Am Anfang halte ich es keine paar Tage irgendwo aus. Nach ein bis zwei Tagen lauern in jeder dunklen Ecke Monster. Jedes Flüstern ist eine Bedrohung. Mein Fluchttrieb macht sich bemerkbar und ich bin weg. Mit Auseiandersetzungen komme ich noch nicht zurecht. Das „Sich wehren“ muss ich erst wieder lernen. Wenn es nicht anders geht, ist das ebenfalls ein Grund, sofort wieder zu gehen.
Ich bin sensibel wie ein Stück neue Haut nach einer Verbrennung.

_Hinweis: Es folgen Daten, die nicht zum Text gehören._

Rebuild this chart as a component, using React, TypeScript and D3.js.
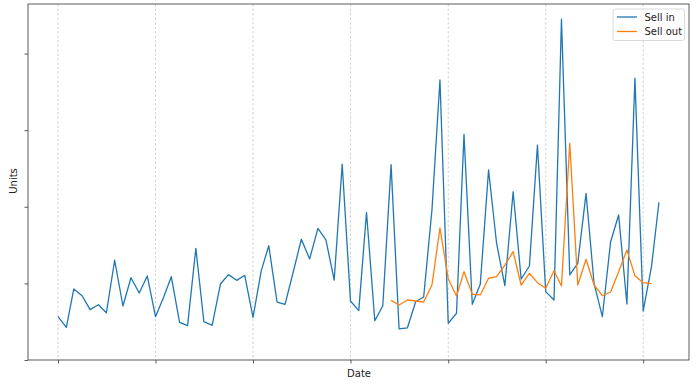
import React, { useEffect, useRef } from 'react'
import * as d3 from 'd3'

// monthly values, first month = Jan 2013
const startYear = 2013
const sellIn = [
  565, 427, 927, 839, 657, 722, 617, 1302, 705, 1074, 875, 1097,
  565, 826, 1087, 492, 448, 1458, 500, 453, 992, 1114, 1040, 1106,
  557, 1166, 1492, 757, 727, 1155, 1576, 1319, 1719, 1567, 1044, 2555,
  770, 644, 1928, 513, 709, 2550, 405, 418, 761, 822, 1958, 3655,
  479, 610, 2946, 727, 988, 2480, 1524, 970, 2197, 1057, 1227, 2803,
  892, 783, 4448, 1110, 1262, 2176, 1001, 565, 1544, 1893, 731, 3678,
  640, 1218, 2059,
]
// sell out starts at month index 41
const sellOutStart = 41
const sellOut = [
  779, 718, 783, 770, 757, 979, 1723,
  1061, 836, 1153, 858, 849, 1067, 1087, 1240, 1414, 979, 1132, 1009,
  936, 1166, 966, 2829, 979, 1315, 979, 839, 888, 1153, 1436, 1101, 1009,
  996,
]
const yTicks = [0, 1000, 2000, 3000, 4000]
const seriesNames = ['Sell in', 'Sell out']
const colors = ['#1f77b4', '#ff7f0e']

const monthDate = (i: number) => new Date(startYear, i, 1)

const App = () => {
  const ref = useRef<SVGSVGElement>(null)

  useEffect(() => {
    const W = 700
    const H = 389
    const m = { top: 4, right: 11, bottom: 29, left: 28 }
    const svg = d3.select(ref.current)
    svg.selectAll('*').remove()
    svg.attr('width', W).attr('height', H)

    const inPts = sellIn.map((v, i) => ({ d: monthDate(i), v }))
    const outPts = sellOut.map((v, i) => ({ d: monthDate(sellOutStart + i), v }))

    const t0 = +inPts[0].d
    const t1 = +inPts[inPts.length - 1].d
    const pad = (t1 - t0) * 0.05
    const x = d3
      .scaleTime()
      .domain([new Date(t0 - pad), new Date(t1 + pad)])
      .range([m.left, W - m.right])
    const y = d3.scaleLinear().domain([0, 4647]).range([H - m.bottom, m.top])

    const xTicks = d3.range(startYear, startYear + 7).map((yr) => new Date(yr, 0, 1))

    // grid
    svg
      .append('g')
      .selectAll('line')
      .data(xTicks)
      .join('line')
      .attr('x1', (d) => x(d))
      .attr('x2', (d) => x(d))
      .attr('y1', m.top)
      .attr('y2', H - m.bottom)
      .attr('stroke', '#c8c8c8')
      .attr('stroke-width', 0.8)
      .attr('stroke-dasharray', '2.5,2')

    const line = d3
      .line<{ d: Date; v: number }>()
      .x((p) => x(p.d))
      .y((p) => y(p.v))

    svg
      .append('path')
      .datum(inPts)
      .attr('d', line)
      .attr('fill', 'none')
      .attr('stroke', colors[0])
      .attr('stroke-width', 1.3)
      .attr('stroke-linejoin', 'round')

    svg
      .append('path')
      .datum(outPts)
      .attr('d', line)
      .attr('fill', 'none')
      .attr('stroke', colors[1])
      .attr('stroke-width', 1.3)
      .attr('stroke-linejoin', 'round')

    // axes (labels hidden)
    const xAxis = svg
      .append('g')
      .attr('transform', `translate(0,${H - m.bottom})`)
      .call(d3.axisBottom(x).tickValues(xTicks).tickFormat(() => '').tickSize(3.5).tickSizeOuter(0))
    const yAxis = svg
      .append('g')
      .attr('transform', `translate(${m.left},0)`)
      .call(d3.axisLeft(y).tickValues(yTicks).tickFormat(() => '').tickSize(3.5).tickSizeOuter(0))
    ;[xAxis, yAxis].forEach((g) => {
      g.select('.domain').remove()
      g.selectAll('line').attr('stroke', '#333').attr('stroke-width', 0.8)
    })

    // frame
    svg
      .append('rect')
      .attr('x', m.left)
      .attr('y', m.top)
      .attr('width', W - m.left - m.right)
      .attr('height', H - m.top - m.bottom)
      .attr('fill', 'none')
      .attr('stroke', '#333')
      .attr('stroke-width', 0.8)

    svg
      .append('text')
      .attr('x', 359)
      .attr('y', 377)
      .attr('text-anchor', 'middle')
      .attr('font-family', 'DejaVu Sans')
      .attr('font-size', 10)
      .attr('fill', '#222')
      .text('Date')

    svg
      .append('text')
      .attr('transform', `translate(17,181) rotate(-90)`)
      .attr('text-anchor', 'middle')
      .attr('font-family', 'DejaVu Sans')
      .attr('font-size', 10)
      .attr('fill', '#222')
      .text('Units')

    // legend
    const lg = svg.append('g').attr('transform', 'translate(613,9)')
    lg.append('rect')
      .attr('width', 71.5)
      .attr('height', 31.5)
      .attr('rx', 2)
      .attr('fill', 'white')
      .attr('fill-opacity', 0.8)
      .attr('stroke', '#d0d0d0')
      .attr('stroke-width', 0.8)
    seriesNames.forEach((name, i) => {
      const cy = 8 + i * 14.5
      lg.append('line')
        .attr('x1', 4)
        .attr('x2', 24)
        .attr('y1', cy)
        .attr('y2', cy)
        .attr('stroke', colors[i])
        .attr('stroke-width', 1.3)
      lg.append('text')
        .attr('x', 31.5)
        .attr('y', cy + 3.6)
        .attr('font-family', 'DejaVu Sans')
        .attr('font-size', 10)
        .attr('fill', '#222')
        .text(name)
    })
  }, [])

  return <svg ref={ref} style={{ position: 'absolute', left: 0, top: 0 }}></svg>
}

export default App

Ich vertrage nichts.
Zum Glück gibt es auch Menschen, die sehen, das man eigentlich nur aus Scherben besteht. Das der Leim noch nicht ganz trocken ist, und die Scherben jederzeit wieder auseinader fallen könnten.
Und so konnte ich in kleinen Etappen weiter genesen. Noch sind Beständigkeit und Routine Fremdwörter. Aber ich erinnere mich wieder daran, das es sowas gibt. Ich kann wieder in einem Restaurant arbeiten. Die Wertschätzung der Gäste ist wie ein kleines Extra, das den Heilungsprozess beschleunigt.

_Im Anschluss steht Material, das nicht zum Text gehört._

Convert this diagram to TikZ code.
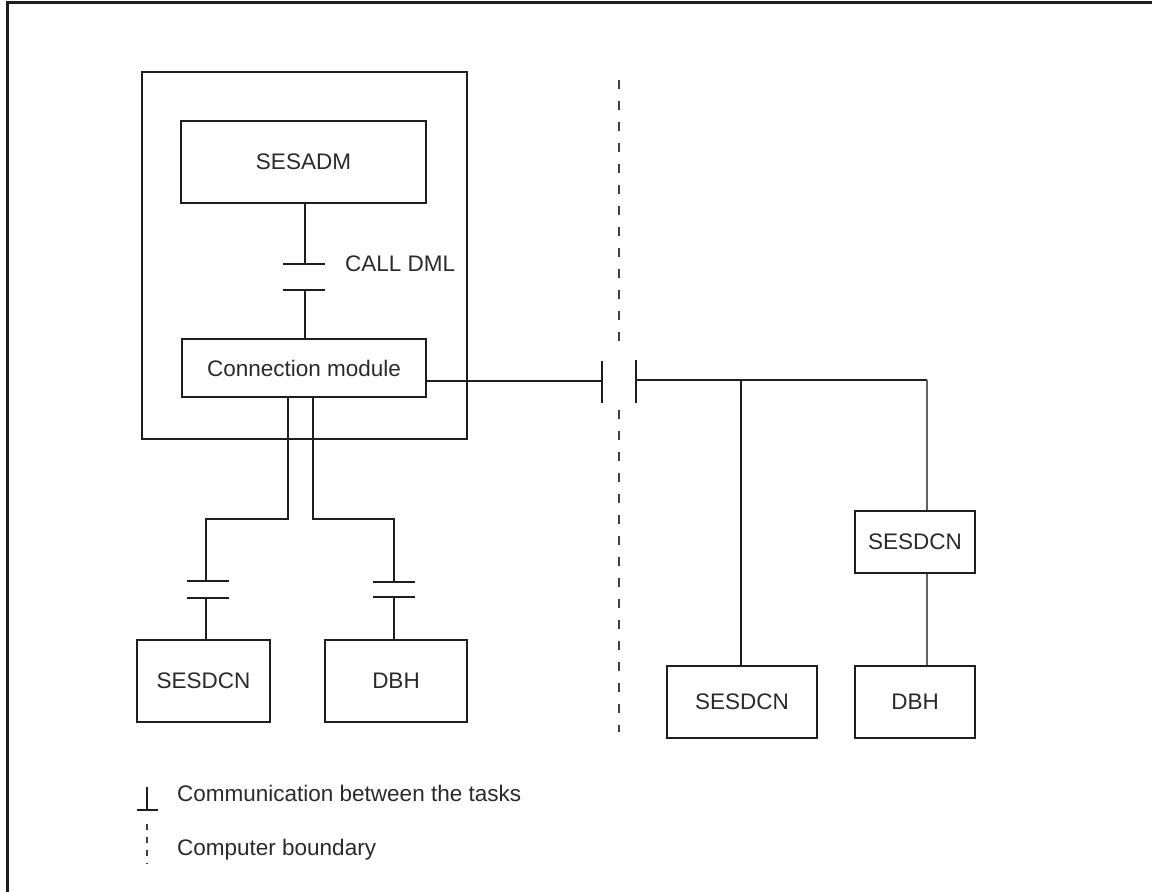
\documentclass[tikz,border=0pt]{standalone}
\usepackage{fontspec}
\setmainfont{Liberation Sans}
\usetikzlibrary{calc}
\definecolor{ink}{HTML}{1E1E1E}
\definecolor{txt}{HTML}{2A2A2A}
\tikzset{
  box/.style={draw=ink, line width=2.6pt, inner sep=0pt, text=txt,
    font=\fontsize{22.5}{27}\selectfont},
  wire/.style={draw=ink, line width=2.6pt},
  thinwire/.style={draw=ink!70, line width=1.7pt},
  bar/.style={draw=ink, line width=2.8pt},
  boundary/.style={draw=ink!85, line width=2.4pt, dash pattern=on 9pt off 12pt},
  lbl/.style={text=txt, font=\fontsize{22.5}{27}\selectfont, inner sep=0pt}
}
\begin{document}
\begin{tikzpicture}[x=1pt,y=-1pt]
\useasboundingbox (0,0) rectangle (1152,892);
% page frame
\draw[ink, line width=3pt] (7,900) -- (7,2) -- (1160,2);

% host computer with its tasks
\node[box, minimum width=325pt, minimum height=367pt] (host) at (304.5,255.5) {};
\node[box, minimum width=245pt, minimum height=82pt] (adm) at (303.5,162) {SESADM};
\node[box, minimum width=244pt, minimum height=58pt] (conn) at (304,368) {Connection module};
\node[box, minimum width=133pt, minimum height=82pt] (sesL) at (203.5,681) {SESDCN};
\node[box, minimum width=142pt, minimum height=82pt] (dbhL) at (396,681) {DBH};

% remote computer
\node[box, minimum width=120pt, minimum height=62pt] (sesM) at (915,542) {SESDCN};
\node[box, minimum width=150pt, minimum height=72pt] (sesR) at (742,702) {SESDCN};
\node[box, minimum width=120pt, minimum height=72pt] (dbhR) at (915,702) {DBH};

% CALL DML link
\coordinate (a1) at (305,264);
\coordinate (a2) at (305,290);
\draw[wire] (adm.south -| a1) -- (a1);
\draw[bar] ([xshift=-22pt]a1) -- ([xshift=20pt]a1);
\draw[bar] ([xshift=-22pt]a2) -- ([xshift=20pt]a2);
\draw[wire] (a2) -- (conn.north -| a2);
\node[lbl, anchor=west] (calldml) at (345,264) {CALL DML};

% links down to the local SESDCN and DBH
\coordinate (dL) at (288,519);
\coordinate (dR) at (313,519);
\coordinate (l1) at (206,581);
\coordinate (l2) at (206,598);
\coordinate (r1) at (394,582);
\coordinate (r2) at (394,597);
\draw[wire] (conn.south -| dL) -- (dL) -| (l1);
\draw[wire] (conn.south -| dR) -- (dR) -| (r1);
\draw[bar] ([xshift=-19pt]l1) -- ([xshift=23pt]l1);
\draw[bar] ([xshift=-19pt]l2) -- ([xshift=23pt]l2);
\draw[bar] ([xshift=-21pt]r1) -- ([xshift=21pt]r1);
\draw[bar] ([xshift=-21pt]r2) -- ([xshift=21pt]r2);
\draw[wire] (l2) -- (sesL.north -| l2);
\draw[wire] (r2) -- (dbhL.north -| r2);

% link across the computer boundary
\coordinate (tL) at (602,381);
\coordinate (tR) at (636,380);
\coordinate (jM) at (741,380);
\coordinate (jR) at (927,380);
\draw[wire] (conn.east |- tL) -- (tL);
\draw[bar] ([yshift=-22pt]tL) -- ([yshift=20pt]tL);
\draw[bar] ([yshift=-23pt]tR) -- ([yshift=20pt]tR);
\draw[wire] (tR) -- (jR);
\draw[wire] (jM) -- (sesR.north -| jM);
\draw[thinwire] (jR) -- (sesM.north -| jR);
\draw[thinwire] (sesM.south -| jR) -- (dbhR.north -| jR);

% computer boundary
\coordinate (b1) at (619,80);
\coordinate (b2) at (619,341);
\coordinate (b3) at (619,410);
\coordinate (b4) at (619,732);
\draw[boundary] (b1) -- (b2);
\draw[boundary] (b3) -- (b4);

% legend
\coordinate (k1) at (147,787);
\coordinate (k2) at (147,810);
\draw[wire] (k1) -- (k2);
\draw[bar] ([xshift=-10pt]k2) -- ([xshift=11pt]k2);
\node[lbl, anchor=west] (kc) at (177,793) {Communication between the tasks};
\coordinate (k3) at (147,824);
\coordinate (k4) at (147,864);
\draw[ink!85, line width=2.4pt, dash pattern=on 6pt off 7pt] (k3) -- (k4);
\node[lbl, anchor=west] (kb) at (177,850) {Computer boundary};
\end{tikzpicture}
\end{document}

Dann lernt man Kollegen kennen, mit einer ähnlichen Sensibilität. Und plötzlich kann auch ich wieder die Schnitte, Kratzer und Wunden der Anderen erkennen. Es tut gut. Das Zusammensein mit Gleichgesinnten, das nicht allein sein, hilft ebenfalls. Es ist wie das heimkehren in den Schoss der Familie. Man schaut aufeiander. Unterstützt und hilft, wenn nötig und ist sogar in der Freizeit gern zusammen.
Am Ende muss ich erkennen, das es einen dunklen Fleck gibt, der mich immer begleiten wird. Eine Ecke im Herzen, die vernarbt ist und bleiben wird. Ein Zimmer in meinem Kopf, mit einem Warnschild an der Tür. Ich werde ab und an den Schritt rein wagen und den Rest aufräumen müssen.

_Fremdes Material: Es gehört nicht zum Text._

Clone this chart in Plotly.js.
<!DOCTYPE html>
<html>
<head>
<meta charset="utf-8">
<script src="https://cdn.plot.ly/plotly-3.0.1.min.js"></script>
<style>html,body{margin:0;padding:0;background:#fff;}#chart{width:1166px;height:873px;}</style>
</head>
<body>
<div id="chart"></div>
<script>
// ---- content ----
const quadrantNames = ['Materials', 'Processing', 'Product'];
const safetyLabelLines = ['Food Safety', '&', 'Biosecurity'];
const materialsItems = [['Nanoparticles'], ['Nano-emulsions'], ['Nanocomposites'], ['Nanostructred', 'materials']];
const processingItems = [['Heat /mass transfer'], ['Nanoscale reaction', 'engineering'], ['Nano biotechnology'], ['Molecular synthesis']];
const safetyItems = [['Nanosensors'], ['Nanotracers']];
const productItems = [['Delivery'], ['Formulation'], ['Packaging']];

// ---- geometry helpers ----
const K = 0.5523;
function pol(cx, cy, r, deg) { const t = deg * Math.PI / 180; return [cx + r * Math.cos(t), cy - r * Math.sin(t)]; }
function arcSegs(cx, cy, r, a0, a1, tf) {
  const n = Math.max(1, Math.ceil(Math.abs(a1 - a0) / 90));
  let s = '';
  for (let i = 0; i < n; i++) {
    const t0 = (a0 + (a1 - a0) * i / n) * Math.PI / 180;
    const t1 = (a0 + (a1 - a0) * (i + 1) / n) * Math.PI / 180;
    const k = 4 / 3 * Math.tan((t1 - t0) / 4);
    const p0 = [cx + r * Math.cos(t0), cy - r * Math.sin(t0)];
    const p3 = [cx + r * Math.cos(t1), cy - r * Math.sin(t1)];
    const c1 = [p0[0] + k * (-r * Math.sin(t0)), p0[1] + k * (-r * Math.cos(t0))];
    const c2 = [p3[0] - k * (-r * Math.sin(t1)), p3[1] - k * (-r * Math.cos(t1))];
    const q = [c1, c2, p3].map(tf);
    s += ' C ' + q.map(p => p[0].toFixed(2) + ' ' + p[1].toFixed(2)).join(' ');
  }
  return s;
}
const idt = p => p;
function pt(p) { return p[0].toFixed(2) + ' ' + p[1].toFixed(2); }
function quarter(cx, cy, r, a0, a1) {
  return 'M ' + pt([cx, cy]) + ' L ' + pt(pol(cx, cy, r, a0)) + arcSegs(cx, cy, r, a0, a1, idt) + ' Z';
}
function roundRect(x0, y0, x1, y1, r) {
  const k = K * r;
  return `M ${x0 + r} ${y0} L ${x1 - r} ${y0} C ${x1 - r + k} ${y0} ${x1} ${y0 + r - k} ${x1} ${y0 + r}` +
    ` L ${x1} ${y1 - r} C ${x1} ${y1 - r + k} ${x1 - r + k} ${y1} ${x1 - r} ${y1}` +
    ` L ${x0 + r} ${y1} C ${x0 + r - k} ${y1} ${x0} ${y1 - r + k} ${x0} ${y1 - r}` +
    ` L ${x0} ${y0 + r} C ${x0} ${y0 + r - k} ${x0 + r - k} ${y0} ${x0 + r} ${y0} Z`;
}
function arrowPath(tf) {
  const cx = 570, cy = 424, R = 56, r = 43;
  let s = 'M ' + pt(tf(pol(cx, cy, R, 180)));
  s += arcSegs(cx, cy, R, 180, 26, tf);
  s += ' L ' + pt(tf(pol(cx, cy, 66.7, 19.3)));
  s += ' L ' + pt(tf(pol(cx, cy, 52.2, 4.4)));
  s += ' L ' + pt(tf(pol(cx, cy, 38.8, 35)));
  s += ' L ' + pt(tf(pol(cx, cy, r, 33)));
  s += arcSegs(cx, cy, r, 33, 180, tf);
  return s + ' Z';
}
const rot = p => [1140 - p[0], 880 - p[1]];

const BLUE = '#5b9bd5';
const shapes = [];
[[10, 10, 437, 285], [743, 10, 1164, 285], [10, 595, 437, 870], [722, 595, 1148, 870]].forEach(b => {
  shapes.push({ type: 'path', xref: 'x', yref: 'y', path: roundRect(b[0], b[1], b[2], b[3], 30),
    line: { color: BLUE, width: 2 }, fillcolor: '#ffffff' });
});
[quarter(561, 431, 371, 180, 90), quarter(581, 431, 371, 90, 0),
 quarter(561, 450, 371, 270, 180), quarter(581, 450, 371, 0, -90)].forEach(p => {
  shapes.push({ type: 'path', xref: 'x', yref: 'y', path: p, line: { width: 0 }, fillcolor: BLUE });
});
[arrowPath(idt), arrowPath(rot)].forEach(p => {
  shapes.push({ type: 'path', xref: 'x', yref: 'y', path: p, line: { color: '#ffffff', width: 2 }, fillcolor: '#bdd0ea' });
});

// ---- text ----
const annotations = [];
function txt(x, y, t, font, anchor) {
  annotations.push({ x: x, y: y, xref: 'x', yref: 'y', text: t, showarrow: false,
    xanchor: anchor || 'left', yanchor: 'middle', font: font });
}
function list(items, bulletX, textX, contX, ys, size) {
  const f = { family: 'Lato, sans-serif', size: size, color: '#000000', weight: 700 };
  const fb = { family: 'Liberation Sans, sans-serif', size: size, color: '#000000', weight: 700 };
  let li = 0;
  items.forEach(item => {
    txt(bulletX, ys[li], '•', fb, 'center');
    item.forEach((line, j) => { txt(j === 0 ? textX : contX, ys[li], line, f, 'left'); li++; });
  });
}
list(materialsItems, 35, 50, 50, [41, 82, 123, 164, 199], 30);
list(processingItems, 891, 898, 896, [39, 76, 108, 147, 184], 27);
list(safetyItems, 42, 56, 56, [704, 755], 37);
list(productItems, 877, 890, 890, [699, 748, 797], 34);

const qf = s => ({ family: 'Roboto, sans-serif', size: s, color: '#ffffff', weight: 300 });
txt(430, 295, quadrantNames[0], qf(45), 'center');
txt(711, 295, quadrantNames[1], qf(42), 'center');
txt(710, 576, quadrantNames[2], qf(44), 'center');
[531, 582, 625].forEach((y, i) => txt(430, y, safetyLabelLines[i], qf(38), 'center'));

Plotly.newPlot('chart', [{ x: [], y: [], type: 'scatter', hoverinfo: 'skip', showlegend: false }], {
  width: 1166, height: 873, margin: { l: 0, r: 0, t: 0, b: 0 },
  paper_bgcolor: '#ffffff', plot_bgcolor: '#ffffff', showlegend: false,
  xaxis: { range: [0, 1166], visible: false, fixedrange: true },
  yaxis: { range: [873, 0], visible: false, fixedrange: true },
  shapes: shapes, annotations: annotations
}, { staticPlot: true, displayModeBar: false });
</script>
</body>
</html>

Das Gefühl am Boden zu liegen ist verschwunden. Ich kann endlich wieder stehen, endlich wieder aufrecht gehen. Ich bin froh um die Hand, die mich diesen ganzen schweren Weg begleitet hat. Gern nehme ich sie in meine. Nicht um mich zu stützen. Sondern vor allem weil sie da ist und es sich einfach toll anfühlt, wieder im Leben zu sein. Mittendrin. Selbstbestimmt.
Auferstanden aus Ruinen? Am Anfang fühlt es sich genau so an. Es ist wichtig, nicht in der Vergangenheit zu leben. Aber genau diese Erinnerungen halfen mir, wieder auf zu stehen. Auferstanden? Ja! Aus Ruinen? Nein, ganz sicher nicht!